> **REQUIREMENT**
Everything from the first line of the data below through the line that contains "var siteExtra = [12, 0, 5];" should be written out exactly, please, and nothing more; the pictures stay out.
------------------------------------
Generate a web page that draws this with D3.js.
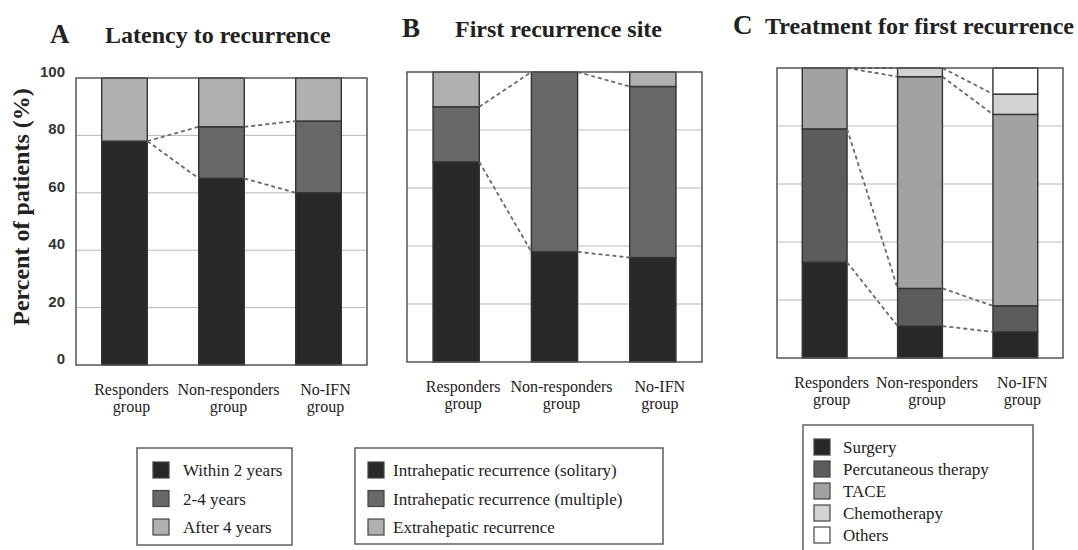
<!DOCTYPE html>
<html>
<head>
<meta charset="utf-8">
<script src="https://cdn.jsdelivr.net/npm/d3@7"></script>
<style>
body { margin: 0; background: #fff; }
text { fill: #222; }
</style>
</head>
<body>
<script>
// group labels (second line "group" under each)
var groups = ["Responders", "Non-responders", "No-IFN"];
var yTicks = [0, 20, 40, 60, 80, 100];

// A  latency to recurrence (%)
var latencyNames = ["Within 2 years", "2-4 years", "After 4 years"];
var latencyWithin2 = [78, 65, 60];
var latency2to4 = [0, 18, 25];
var latencyAfter4 = [22, 17, 15];

// B  first recurrence site (%)
var siteNames = ["Intrahepatic recurrence (solitary)", "Intrahepatic recurrence (multiple)", "Extrahepatic recurrence"];
var siteSolitary = [69, 38, 36];
var siteMultiple = [19, 62, 59];
var siteExtra = [12, 0, 5];

// C  treatment for first recurrence (%)
var treatNames = ["Surgery", "Percutaneous therapy", "TACE", "Chemotherapy", "Others"];
var treatSurgery = [33, 11, 9];
var treatPercutaneous = [46, 13, 9];
var treatTACE = [21, 73, 66];
var treatChemo = [0, 3, 7];
var treatOthers = [0, 0, 9];

var W = 1078, H = 550;
var svg = d3.select("body").append("svg")
    .attr("width", W)
    .attr("height", H)
    .style("font-family", "'Liberation Serif', 'Times New Roman', serif");

var panels = [
  { letter: "A", title: "Latency to recurrence", lx: 50, tx: 105, ty: 43,
    box: [76, 367, 78, 365],
    names: latencyNames, series: [latencyWithin2, latency2to4, latencyAfter4],
    colors: ["#282828", "#686868", "#b0b0b0"],
    legend: { x: 137, y: 448, w: 155, h: 97, sx: 16, tx: 46, row0: 470, step: 28.5 },
    axis: true },
  { letter: "B", title: "First recurrence site", lx: 402, tx: 455, ty: 37,
    box: [407, 702, 72, 362],
    names: siteNames, series: [siteSolitary, siteMultiple, siteExtra],
    colors: ["#282828", "#686868", "#b0b0b0"],
    legend: { x: 355, y: 448, w: 308, h: 96, sx: 13, tx: 38, row0: 470, step: 28.5 } },
  { letter: "C", title: "Treatment for first recurrence", lx: 733, tx: 765, ty: 34,
    box: [777, 1063, 68, 358],
    names: treatNames, series: [treatSurgery, treatPercutaneous, treatTACE, treatChemo, treatOthers],
    colors: ["#282828", "#5c5c5c", "#a2a2a2", "#d2d2d2", "#ffffff"],
    legend: { x: 803, y: 425, w: 230, h: 140, sx: 11, tx: 40, row0: 447, step: 22 } }
];

panels.forEach(function(p) {
  var g = svg.append("g");
  var x0 = p.box[0], x1 = p.box[1], yTop = p.box[2], yBot = p.box[3];

  var x = d3.scaleBand().domain(groups).range([x0, x1])
      .paddingInner(0.53).paddingOuter(0.265);
  var y = d3.scaleLinear().domain([0, 100]).range([yBot, yTop]);

  // titles
  g.append("text").attr("x", p.lx).attr("y", p.ty)
      .style("font-size", "27px").style("font-weight", "bold").text(p.letter);
  g.append("text").attr("x", p.tx).attr("y", p.ty)
      .style("font-size", "24px").style("font-weight", "bold").text(p.title);

  // gridlines
  g.selectAll("line.grid").data(yTicks.slice(1, -1)).enter().append("line")
      .attr("class", "grid")
      .attr("x1", x0).attr("x2", x1)
      .attr("y1", function(d) { return y(d); })
      .attr("y2", function(d) { return y(d); })
      .attr("stroke", "#b8b8b8").attr("stroke-width", 1);

  // stacked bars
  var keys = p.names.map(function(d, k) { return k; });
  var rows = groups.map(function(gr, i) {
    var r = { group: gr };
    p.series.forEach(function(s, k) { r[k] = s[i]; });
    return r;
  });
  var stacked = d3.stack().keys(keys)(rows);

  g.selectAll("g.layer").data(stacked).enter().append("g")
      .attr("class", "layer")
      .attr("fill", function(d) { return p.colors[d.key]; })
    .selectAll("rect").data(function(d) { return d; }).enter().append("rect")
      .attr("x", function(d) { return x(d.data.group); })
      .attr("width", x.bandwidth())
      .attr("y", function(d) { return y(d[1]); })
      .attr("height", function(d) { return y(d[0]) - y(d[1]); })
      .attr("stroke", "#333").attr("stroke-width", 1.4);

  // dashed connectors between cumulative boundaries
  stacked.slice(0, -1).forEach(function(layer) {
    for (var i = 0; i < groups.length - 1; i++) {
      g.append("line")
          .attr("x1", x(groups[i]) + x.bandwidth())
          .attr("y1", y(layer[i][1]))
          .attr("x2", x(groups[i + 1]))
          .attr("y2", y(layer[i + 1][1]))
          .attr("stroke", "#6a6a6a").attr("stroke-width", 1.8)
          .attr("stroke-dasharray", "4,3");
    }
  });

  // frame
  g.append("rect").attr("x", x0).attr("y", yTop)
      .attr("width", x1 - x0).attr("height", yBot - yTop)
      .attr("fill", "none").attr("stroke", "#555").attr("stroke-width", 1.5);

  // category labels, two separate lines
  function labelX(d) { return x(d) + x.bandwidth() / 2 + 7; }
  g.selectAll("text.cat").data(groups).enter().append("text")
      .attr("class", "cat")
      .attr("text-anchor", "middle")
      .attr("x", labelX).attr("y", yBot + 30)
      .style("font-size", "16px")
      .text(function(d) { return d; });
  g.selectAll("text.cat2").data(groups).enter().append("text")
      .attr("class", "cat2")
      .attr("text-anchor", "middle")
      .attr("x", labelX).attr("y", yBot + 47)
      .style("font-size", "16px")
      .text("group");

  // y axis (only on first panel)
  if (p.axis) {
    var ax = g.append("g").attr("transform", "translate(" + (x0 - 9) + ",0)")
        .call(d3.axisLeft(y).tickValues(yTicks).tickSize(0).tickPadding(2));
    ax.select(".domain").remove();
    ax.selectAll("text")
        .attr("dy", "-0.1em")
        .style("font-family", "'Liberation Sans', Arial, sans-serif")
        .style("font-weight", "bold")
        .style("font-size", "15px")
        .style("fill", "#333");
    g.append("text")
        .attr("transform", "translate(29,207) rotate(-90)")
        .attr("text-anchor", "middle")
        .style("font-size", "24px").style("font-weight", "bold")
        .text("Percent of patients (%)");
  }

  // legend
  var L = p.legend;
  var lg = g.append("g");
  lg.append("rect").attr("x", L.x).attr("y", L.y).attr("width", L.w).attr("height", L.h)
      .attr("fill", "#fff").attr("stroke", "#555").attr("stroke-width", 1.4);
  var item = lg.selectAll("g.item").data(p.names).enter().append("g")
      .attr("class", "item")
      .attr("transform", function(d, k) { return "translate(0," + (L.row0 + k * L.step) + ")"; });
  item.append("rect")
      .attr("x", L.x + L.sx).attr("y", -8).attr("width", 16).attr("height", 16)
      .attr("fill", function(d, k) { return p.colors[k]; })
      .attr("stroke", "#444").attr("stroke-width", 1.2);
  item.append("text")
      .attr("x", L.x + L.tx).attr("y", 6)
      .style("font-size", "17px")
      .text(function(d) { return d; });
});
</script>
</body>
</html>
------------------------------------
> **OUTPUT OF THE EXERCISE**
Generate a web page that draws this with D3.js.
<!DOCTYPE html>
<html>
<head>
<meta charset="utf-8">
<script src="https://cdn.jsdelivr.net/npm/d3@7"></script>
<style>
body { margin: 0; background: #fff; }
text { fill: #222; }
</style>
</head>
<body>
<script>
// group labels (second line "group" under each)
var groups = ["Responders", "Non-responders", "No-IFN"];
var yTicks = [0, 20, 40, 60, 80, 100];

// A  latency to recurrence (%)
var latencyNames = ["Within 2 years", "2-4 years", "After 4 years"];
var latencyWithin2 = [78, 65, 60];
var latency2to4 = [0, 18, 25];
var latencyAfter4 = [22, 17, 15];

// B  first recurrence site (%)
var siteNames = ["Intrahepatic recurrence (solitary)", "Intrahepatic recurrence (multiple)", "Extrahepatic recurrence"];
var siteSolitary = [69, 38, 36];
var siteMultiple = [19, 62, 59];
var siteExtra = [12, 0, 5];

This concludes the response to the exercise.